* Written exercise
Write out the listing below exactly, and omit any images you find in it.

* Dataset section
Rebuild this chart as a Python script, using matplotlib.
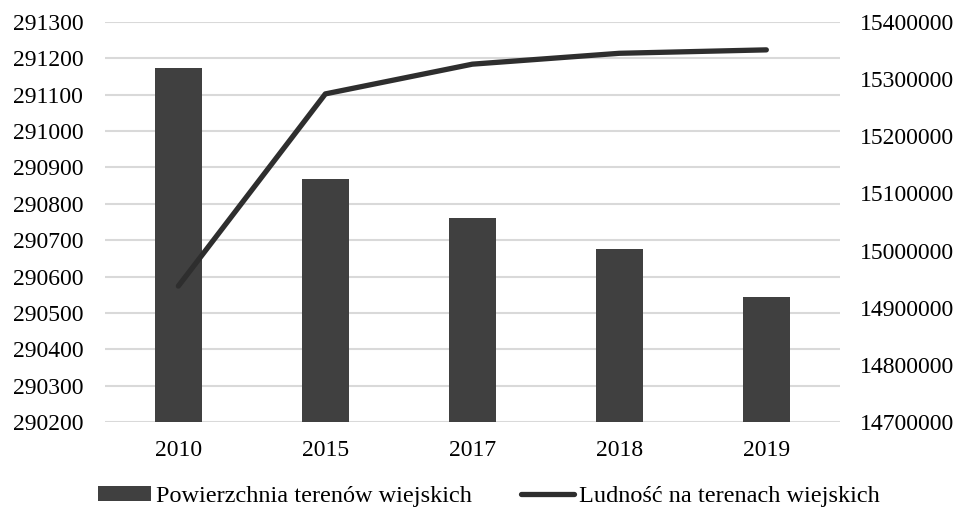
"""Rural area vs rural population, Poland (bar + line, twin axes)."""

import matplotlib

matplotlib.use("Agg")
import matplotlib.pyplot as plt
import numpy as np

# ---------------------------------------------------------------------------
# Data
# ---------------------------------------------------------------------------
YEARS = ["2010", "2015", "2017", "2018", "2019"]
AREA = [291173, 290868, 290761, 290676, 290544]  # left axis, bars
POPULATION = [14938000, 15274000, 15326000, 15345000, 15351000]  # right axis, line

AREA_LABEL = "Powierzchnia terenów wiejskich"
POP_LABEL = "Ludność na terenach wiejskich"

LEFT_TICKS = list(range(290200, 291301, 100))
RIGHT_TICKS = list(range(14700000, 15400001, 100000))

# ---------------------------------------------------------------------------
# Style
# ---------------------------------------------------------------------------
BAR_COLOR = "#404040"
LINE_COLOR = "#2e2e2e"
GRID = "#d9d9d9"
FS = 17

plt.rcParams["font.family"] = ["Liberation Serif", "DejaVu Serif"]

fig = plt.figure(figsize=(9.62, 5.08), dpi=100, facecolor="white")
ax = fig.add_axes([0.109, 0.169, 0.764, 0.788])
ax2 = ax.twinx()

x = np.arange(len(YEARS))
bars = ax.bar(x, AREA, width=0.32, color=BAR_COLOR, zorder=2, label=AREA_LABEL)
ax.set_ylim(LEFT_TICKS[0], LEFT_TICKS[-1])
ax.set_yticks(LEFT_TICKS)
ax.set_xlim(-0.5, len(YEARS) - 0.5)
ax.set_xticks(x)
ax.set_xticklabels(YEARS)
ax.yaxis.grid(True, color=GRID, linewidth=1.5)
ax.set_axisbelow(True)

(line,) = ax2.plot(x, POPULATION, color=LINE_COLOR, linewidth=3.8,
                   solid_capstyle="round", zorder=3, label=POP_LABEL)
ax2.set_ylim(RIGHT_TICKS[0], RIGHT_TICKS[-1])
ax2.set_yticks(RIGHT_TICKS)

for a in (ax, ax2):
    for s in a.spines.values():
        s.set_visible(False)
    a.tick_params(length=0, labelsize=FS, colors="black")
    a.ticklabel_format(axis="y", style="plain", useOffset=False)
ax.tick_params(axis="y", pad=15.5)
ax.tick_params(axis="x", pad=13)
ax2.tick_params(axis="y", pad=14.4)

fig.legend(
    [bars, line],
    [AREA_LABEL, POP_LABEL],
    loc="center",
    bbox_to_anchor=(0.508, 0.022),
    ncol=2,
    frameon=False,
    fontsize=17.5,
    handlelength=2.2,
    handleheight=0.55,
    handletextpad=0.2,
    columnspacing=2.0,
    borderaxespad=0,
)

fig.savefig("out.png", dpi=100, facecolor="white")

* Answer to this exercise
Rebuild this chart as a Python script, using matplotlib.
"""Rural area vs rural population, Poland (bar + line, twin axes)."""

import matplotlib

matplotlib.use("Agg")
import matplotlib.pyplot as plt
import numpy as np

# ---------------------------------------------------------------------------
# Data
# ---------------------------------------------------------------------------
YEARS = ["2010", "2015", "2017", "2018", "2019"]
AREA = [291173, 290868, 290761, 290676, 290544]  # left axis, bars
POPULATION = [14938000, 15274000, 15326000, 15345000, 15351000]  # right axis, line

AREA_LABEL = "Powierzchnia terenów wiejskich"
POP_LABEL = "Ludność na terenach wiejskich"

LEFT_TICKS = list(range(290200, 291301, 100))
RIGHT_TICKS = list(range(14700000, 15400001, 100000))

# ---------------------------------------------------------------------------
# Style
# ---------------------------------------------------------------------------
BAR_COLOR = "#404040"
LINE_COLOR = "#2e2e2e"
GRID = "#d9d9d9"
FS = 17

plt.rcParams["font.family"] = ["Liberation Serif", "DejaVu Serif"]

fig = plt.figure(figsize=(9.62, 5.08), dpi=100, facecolor="white")
ax = fig.add_axes([0.109, 0.169, 0.764, 0.788])
ax2 = ax.twinx()

x = np.arange(len(YEARS))
bars = ax.bar(x, AREA, width=0.32, color=BAR_COLOR, zorder=2, label=AREA_LABEL)
ax.set_ylim(LEFT_TICKS[0], LEFT_TICKS[-1])
ax.set_yticks(LEFT_TICKS)
ax.set_xlim(-0.5, len(YEARS) - 0.5)
ax.set_xticks(x)
ax.set_xticklabels(YEARS)
ax.yaxis.grid(True, color=GRID, linewidth=1.5)
ax.set_axisbelow(True)

(line,) = ax2.plot(x, POPULATION, color=LINE_COLOR, linewidth=3.8,
                   solid_capstyle="round", zorder=3, label=POP_LABEL)
ax2.set_ylim(RIGHT_TICKS[0], RIGHT_TICKS[-1])
ax2.set_yticks(RIGHT_TICKS)

for a in (ax, ax2):
    for s in a.spines.values():
        s.set_visible(False)
    a.tick_params(length=0, labelsize=FS, colors="black")
    a.ticklabel_format(axis="y", style="plain", useOffset=False)
ax.tick_params(axis="y", pad=15.5)
ax.tick_params(axis="x", pad=13)
ax2.tick_params(axis="y", pad=14.4)

fig.legend(
    [bars, line],
    [AREA_LABEL, POP_LABEL],
    loc="center",
    bbox_to_anchor=(0.508, 0.022),
    ncol=2,
    frameon=False,
    fontsize=17.5,
    handlelength=2.2,
    handleheight=0.55,
    handletextpad=0.2,
    columnspacing=2.0,
    borderaxespad=0,
)

fig.savefig("out.png", dpi=100, facecolor="white")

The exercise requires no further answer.